"There is a Time for Everything..."

Posted by Todd Pehlke, Principal on

Dear Parents,
Wow have things changed in the last week, we all know this.  For me, I am no longer working 50 hours a week.  I am no longer coaching basketball or softball.  I am no longer playing taxi driver for my children, I am no longer watching my son in track, I am no longer watching March Madness, following the first place Milwaukee Bucks, or spring training for the Milwaukee Brewers. 
I have in this past week discovered and observed some things.  I have discovered I have a family.  I have discovered the lady who lives in my house is my wife.  I like her, she seems nice.  On my drive back and forth from school, I have observed whole families walking in the park, walking on the sidewalks, biking together, just being outside whenever they can.  Through observations and discovery there is now time.  We have the time to be a family.  
“There is a time for everything, and a season for every activity under the heavens: a time to be born and a time to die, a time to plant and a time to uproot, a time to kill and a time to heal, a time to tear down and a time to build, a time to weep and a time to laugh, a time to mourn and a time to dance, a time to scatter stones and a time to gather them, a time to embrace and a time to refrain from embracing, a time to search and a time to give up, a time to keep and a time to throw away, a time to tear and a time to mend, a time to be silent and a time to speak, a time to love and a time to hate, a time for war and a time for peace.” Ecclesiastes 3:1-8.
Take time eat together and listen to each other: Communication and unity built during this setting is integral. Sharing a meal together allows the opportunity to talk about each other’s lives. This is a time for parents to listen, as well as to give advice and encouragement. Attentive listening conveys a message that a person is really interested in another. It also imparts a sense of worth and helps develop trust. 
Read often. It is important for parents to read to their children. The latest research indicates that reading to your children cultivates an interest for knowledge and stimulates language development. It also increases their attention spans and helps them become more curious. Look for books that your child would enjoy reading. After reading, ask questions about the content. 
Do chores together. Part of what goes on in the home is the development of teamwork. Family life depends on the contribution of everyone. Assigning chores is the most productive way of teaching responsibility and accountability to your children. Doing chores with your child will help foster good communication skills, plus it will be a good way for the parent to ease their workload.  

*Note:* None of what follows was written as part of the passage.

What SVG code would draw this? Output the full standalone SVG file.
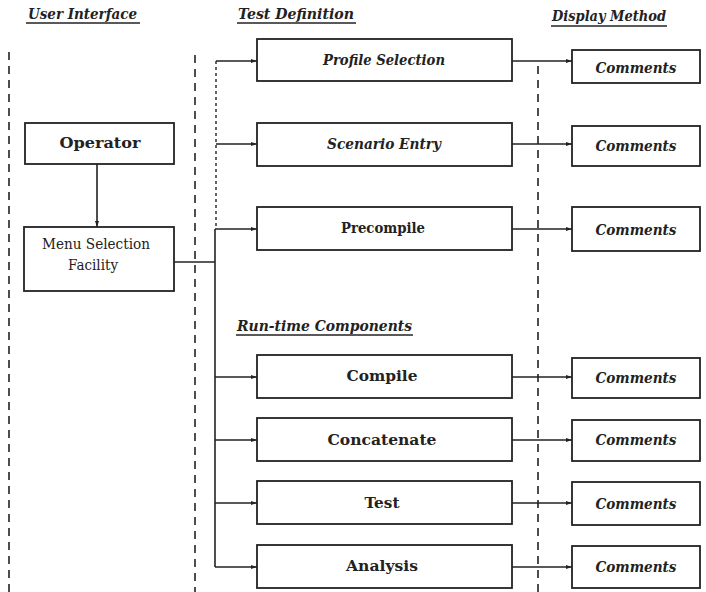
<svg xmlns="http://www.w3.org/2000/svg" width="706" height="592" viewBox="0 0 706 592">
<style>
.box{fill:#fff;stroke:#222;stroke-width:1.8}
.t{font-family:"DejaVu Serif","Liberation Serif",serif;font-weight:bold;font-size:15px;fill:#222;text-anchor:middle}
.i{font-style:italic}
.h{font-family:"DejaVu Serif","Liberation Serif",serif;font-weight:bold;font-style:italic;font-size:15px;fill:#222}
.ul{stroke:#222;stroke-width:1.6}
.dash{stroke:#222;stroke-width:1.6;stroke-dasharray:8,6;fill:none}
.dot{stroke:#222;stroke-width:1.4;stroke-dasharray:3,3;fill:none}
.c{stroke:#222;stroke-width:1.6;fill:none}
.a{stroke:#222;stroke-width:1.6;fill:none;marker-end:url(#ah)}
</style>
<defs>
<marker id="ah" viewBox="0 0 6 6" refX="6" refY="3" markerWidth="4" markerHeight="4" orient="auto" markerUnits="strokeWidth">
<path d="M0,1 L6,3 L0,5 z" fill="#222"/>
</marker>
</defs>
<rect width="706" height="592" fill="#fff"/>
<g id="headers">
<text class="h" x="28" y="19" textLength="109" lengthAdjust="spacingAndGlyphs">User Interface</text>
<line class="ul" x1="26" y1="23" x2="140" y2="23"/>
<text class="h" x="238" y="19" textLength="116" lengthAdjust="spacingAndGlyphs">Test Definition</text>
<line class="ul" x1="237" y1="23" x2="356" y2="23"/>
<text class="h" x="552" y="21" textLength="114" lengthAdjust="spacingAndGlyphs">Display Method</text>
<line class="ul" x1="551" y1="26" x2="667" y2="26"/>
<text class="h" x="237" y="331" textLength="175" lengthAdjust="spacingAndGlyphs">Run-time Components</text>
<line class="ul" x1="236" y1="335" x2="413" y2="335"/>
</g>
<g id="separators">
<line class="dash" x1="9" y1="52" x2="9" y2="592"/>
<line class="dash" x1="195" y1="55" x2="195" y2="592"/>
<line class="dash" x1="538" y1="66" x2="538" y2="592"/>
</g>
<g id="connectors">
<line class="a" x1="97" y1="164" x2="97" y2="227"/>
<polyline class="c" points="174,262 215,262"/>
<line class="dot" x1="216" y1="61" x2="216" y2="229"/>
<line class="c" x1="215" y1="229" x2="215" y2="567"/>
<line class="a" x1="216" y1="61" x2="257" y2="61"/>
<line class="a" x1="216" y1="144" x2="257" y2="144"/>
<line class="a" x1="215" y1="229" x2="257" y2="229"/>
<line class="a" x1="215" y1="377" x2="257" y2="377"/>
<line class="a" x1="215" y1="440" x2="257" y2="440"/>
<line class="a" x1="215" y1="503" x2="257" y2="503"/>
<line class="a" x1="215" y1="567" x2="257" y2="567"/>
<line class="a" x1="512" y1="61" x2="572" y2="61"/>
<line class="a" x1="512" y1="144" x2="572" y2="144"/>
<line class="a" x1="512" y1="229" x2="572" y2="229"/>
<line class="a" x1="512" y1="377" x2="572" y2="377"/>
<line class="a" x1="512" y1="440" x2="572" y2="440"/>
<line class="a" x1="512" y1="503" x2="572" y2="503"/>
<line class="a" x1="512" y1="567" x2="572" y2="567"/>
</g>
<g id="operator"><rect class="box" x="25" y="123" width="149" height="41"/><text class="t" x="100" y="148" textLength="81" lengthAdjust="spacingAndGlyphs">Operator</text></g>
<g id="menu"><rect class="box" x="24" y="227" width="150" height="64"/><text class="t" x="96" y="249" style="font-weight:normal;font-size:14px" textLength="108" lengthAdjust="spacingAndGlyphs">Menu Selection</text><text class="t" x="93" y="270" style="font-weight:normal;font-size:14px" textLength="50" lengthAdjust="spacingAndGlyphs">Facility</text></g>
<g id="profile"><rect class="box" x="257" y="39" width="255" height="42"/><text class="t i" x="384" y="65" textLength="122" lengthAdjust="spacingAndGlyphs">Profile Selection</text></g>
<g id="scenario"><rect class="box" x="257" y="123" width="255" height="43"/><text class="t i" x="384" y="149" textLength="114" lengthAdjust="spacingAndGlyphs">Scenario Entry</text></g>
<g id="precompile"><rect class="box" x="257" y="207" width="255" height="43"/><text class="t" x="383" y="233" textLength="84" lengthAdjust="spacingAndGlyphs">Precompile</text></g>
<g id="compile"><rect class="box" x="257" y="355" width="255" height="43"/><text class="t" x="382" y="381" textLength="71" lengthAdjust="spacingAndGlyphs">Compile</text></g>
<g id="concatenate"><rect class="box" x="257" y="418" width="255" height="43"/><text class="t" x="382" y="445" textLength="109" lengthAdjust="spacingAndGlyphs">Concatenate</text></g>
<g id="test"><rect class="box" x="257" y="481" width="255" height="43"/><text class="t" x="382" y="508" textLength="35" lengthAdjust="spacingAndGlyphs">Test</text></g>
<g id="analysis"><rect class="box" x="257" y="545" width="255" height="43"/><text class="t" x="382" y="571" textLength="72" lengthAdjust="spacingAndGlyphs">Analysis</text></g>
<g id="comments1"><rect class="box" x="572" y="50" width="128" height="33"/><text class="t i" x="636" y="73" textLength="81" lengthAdjust="spacingAndGlyphs">Comments</text></g>
<g id="comments2"><rect class="box" x="572" y="126" width="128" height="40"/><text class="t i" x="636" y="151" textLength="81" lengthAdjust="spacingAndGlyphs">Comments</text></g>
<g id="comments3"><rect class="box" x="572" y="207" width="128" height="44"/><text class="t i" x="636" y="235" textLength="81" lengthAdjust="spacingAndGlyphs">Comments</text></g>
<g id="comments4"><rect class="box" x="572" y="358" width="128" height="40"/><text class="t i" x="636" y="383" textLength="81" lengthAdjust="spacingAndGlyphs">Comments</text></g>
<g id="comments5"><rect class="box" x="572" y="420" width="128" height="41"/><text class="t i" x="636" y="445" textLength="81" lengthAdjust="spacingAndGlyphs">Comments</text></g>
<g id="comments6"><rect class="box" x="572" y="482" width="128" height="43"/><text class="t i" x="636" y="509" textLength="81" lengthAdjust="spacingAndGlyphs">Comments</text></g>
<g id="comments7"><rect class="box" x="572" y="546" width="128" height="42"/><text class="t i" x="636" y="572" textLength="81" lengthAdjust="spacingAndGlyphs">Comments</text></g>
</svg>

Help with schoolwork. This can be a great way to spend quality time with children. A parent’s eagerness to help can cause a child to become more interested in school. Helping should begin with an understanding that children are responsible for homework. Parents are there to help their child get organized and to encourage them when they get stuck.  The only request during remote learning is that a parent does not suspend or expel their child for conduct unbecoming.
Start a hobby or project together. Choose a fun activity that your child is interested in. Activities like cooking, crafts, fishing or biking will make great hobbies that can open the door to exciting family time. Once a child learns a new recipe or is able to cast a lure accurately, let them take the lead with your supervision. 
Play games together. Find creative ways to spark an interest in family-oriented contests such as board games or card games. This will give parents additional time to talk and nurture their relationship. 
Have family outside activities.  Sometimes getting out of the house is important. Hop in the family car and go for a drive. Take time to play catch or ride a bike. Take stroll in the woods or around the neighborhood. It is vital for children to exercise. 
Pray together, have devotion time together, watch a church service together. Nothing is more special than taking a few minutes each day to pray with a child. Watching a church service will continue to have children hear the wonderful message of God’s saving grace.  
We now are with our families, and we have discovered we have time.  We get to discover more about each other.  To discover what is meaningful in their lives.  To go for a walk together, to play an activity, to bake, clean, provide homework support.  To eat, pray, watch services together.  We now have the time, let us use that time together as a family.  
“Be very careful, then, how you live—not as unwise but as wise, making the most of every opportunity, because the days are evil. Therefore do not be foolish, but understand what the Lord’s will is.” Ephesians 5:15-17.